Tom Bourne, partner at Cripps Pemberton Greenish

In today’s global economy, eliminating sanctions-related businesses from the supply chain is complex (as highlighted in the recent article ‘Supply chain pain’).

Once you have rooted out the affected links in the chain, you also need to give careful thought before terminating or varying the terms of any supply agreement. There is a risk of considerable damages claims if actions are found to breach your agreement.

Consider how the sanctions apply to the contract, the terms that apply and how these should be interpreted

Direct impacts

The starting point for any business is to understand what (if any) government sanctions apply to your supply chain; check the government’s list of the people, entities and ships that are currently included. This list is regularly updated, so you need to continually monitor the situation to ensure you are compliant.

If sanctions make the performance of a contract impossible, a contracting party can seek to terminate the agreement. But it is important to consider how sanctions apply to the contract in question, the terms that apply and how these should be interpreted, to ensure the contract is not breached.

For example, many supply contracts contain force majeure provisions that allow a party to terminate the contract if a specified event occurs that is beyond that party’s control. These clauses are not implied under English law, but it is important to understand the international context; some jurisdictions have force majeure provisions implied in a contract, even if this was not agreed between the parties.

Even if a business is not subject to sanctions, you can face reputational risk from continuing to trade with them

Assuming that the contract cannot be terminated (or if there is no desire to terminate it), a contracting party can be excused from performing the contract if performance is prohibited by a sanction. However, this may not be the case for every jurisdiction.

Under the Sanctions and Anti-Money Laundering Act 2018, a party is not liable in civil proceedings in relation to an act or omission if it has the reasonable belief that it is in compliance with UK sanctions. This provision aims to protect people from any adverse results generated by compliance, but it will only be of partial assistance to parties that are stuck in the middle of a supply chain.

For example, a UK manufacturer may find it difficult to source raw materials due to the sanctions that have been applied but may still be liable to its end customer if it is unable to supply the goods as agreed.

Indirect impacts

Even if a contracting party is not subject to sanctions, their business may be indirectly impacted if one of their suppliers, or the transport infrastructure that is part of the supply chain, is affected. In these circumstances, the contract may include a ‘material adverse change’ or ‘material adverse event’ clause.

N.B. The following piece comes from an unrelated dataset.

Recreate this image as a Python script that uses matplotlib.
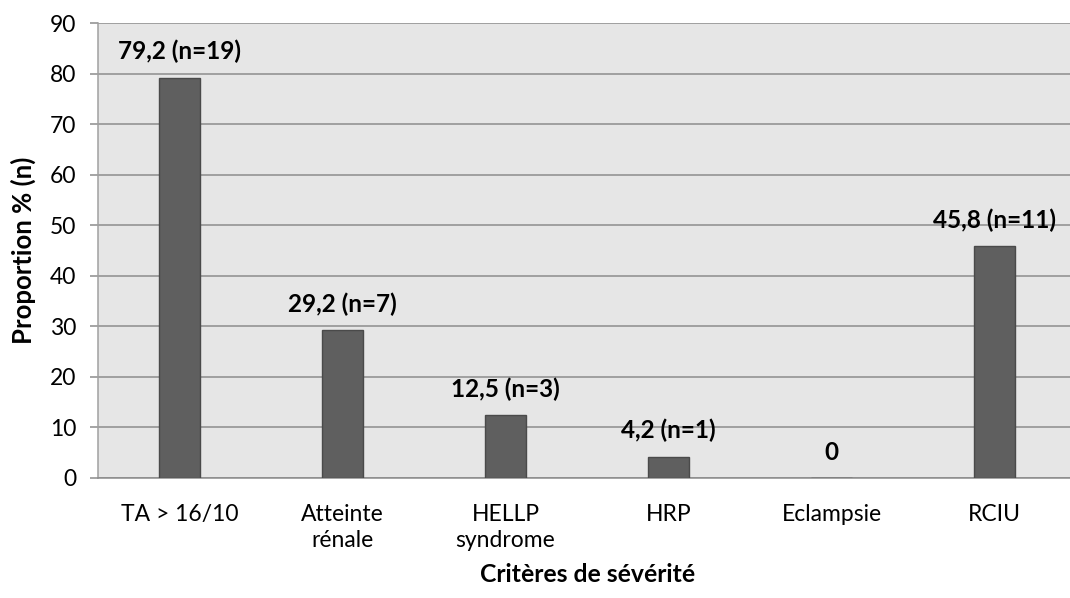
import matplotlib.pyplot as plt

CATEGORIES = ["TA > 16/10", "Atteinte\nrénale", "HELLP\nsyndrome", "HRP", "Eclampsie", "RCIU"]
PROPORTIONS = [79.2, 29.2, 12.5, 4.2, 0.0, 45.8]
COUNTS = [19, 7, 3, 1, 0, 11]
Y_TICKS = list(range(0, 91, 10))

plt.rcParams["font.family"] = ["Lato", "DejaVu Sans"]

fig = plt.figure(figsize=(10.7, 5.98), dpi=100)
ax = fig.add_axes([98 / 1070, 1 - 478 / 598, 978 / 1070, 455 / 598])
ax.set_facecolor("#E6E6E6")

x = list(range(len(CATEGORIES)))
ax.bar(x, PROPORTIONS, width=0.25, color="#5F5F5F", edgecolor="#4A4A4A", linewidth=1, zorder=3)

for xi, v, n in zip(x, PROPORTIONS, COUNTS):
    label = "0" if v == 0 else f"{v:.1f}".replace(".", ",") + f" (n={n})"
    ax.annotate(label, (xi, v), xytext=(0, 26), textcoords="offset pixels",
                ha="center", va="center", fontsize=17.5, fontweight="bold", color="black")

ax.set_xlim(-0.5, len(CATEGORIES) - 0.5)
ax.set_ylim(0, 90)
ax.set_yticks(Y_TICKS)
ax.yaxis.grid(True, color="#8C8C8C", linewidth=1.1, zorder=0)
ax.set_axisbelow(True)
ax.set_xticks(x)
ax.set_xticklabels(CATEGORIES, fontsize=16.5, linespacing=1.3)
ax.tick_params(axis="x", length=0, pad=19)
ax.tick_params(axis="y", length=5.8, width=1.1, color="#8C8C8C", labelsize=16.5, pad=10)

for side in ["top", "right"]:
    ax.spines[side].set_visible(False)
ax.spines["left"].set_color("#A0A0A0")
ax.spines["left"].set_linewidth(1.1)
ax.spines["bottom"].set_color("#8C8C8C")
ax.spines["bottom"].set_linewidth(1.1)

fig.text(23 / 1070, 1 - 250 / 598, "Proportion % (n)", fontsize=18.5, fontweight="bold",
         rotation=90, ha="center", va="center")
fig.text(588 / 1070, 1 - 574 / 598, "Critères de sévérité", fontsize=17.8, fontweight="bold",
         ha="center", va="center")

fig.savefig("out.png", dpi=100)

This aims to protect parties against the risk that an unforeseen event materially impacts the parties and their ability to perform under the contract. Such a clause would typically allow a party to terminate a contract if there is a material adverse change in the defined circumstances. Alternatively, the parties may agree to vary the existing contract.

It may not be possible for a brand to withdraw from a territory entirely if it does not control the businesses there

Even if the individual business is not subject to sanctions, businesses can face reputational risk from continuing to trade with Russian businesses or in Russian territory. However, it may not be possible for a brand to withdraw itself from a territory entirely if it does not control the businesses in that jurisdiction. For example, businesses that operate a franchise model will only be able to withdraw their brand from a jurisdiction if this is permitted by their franchise agreement.


Contracts typically specify which law will apply and how any dispute should be resolved. It is important to understand how this may impact on the practicalities of interpreting and enforcing the contractual rights.

For example, an English court will only apply a force majeure provision if it is provided in a contract, whereas this may be implied as a matter of law in other jurisdictions. Similarly, an English counterparty may have difficulty persuading a Russian court or arbitral body to interpret a contract in a way that is detrimental to a Russian business.

Even if a judgment could be obtained enforcing the terms in the contract, it may be worthless if the remedy that is sought is prohibited by sanctions (at least while the sanctions apply).

These are all complex issues and businesses should take legal advice.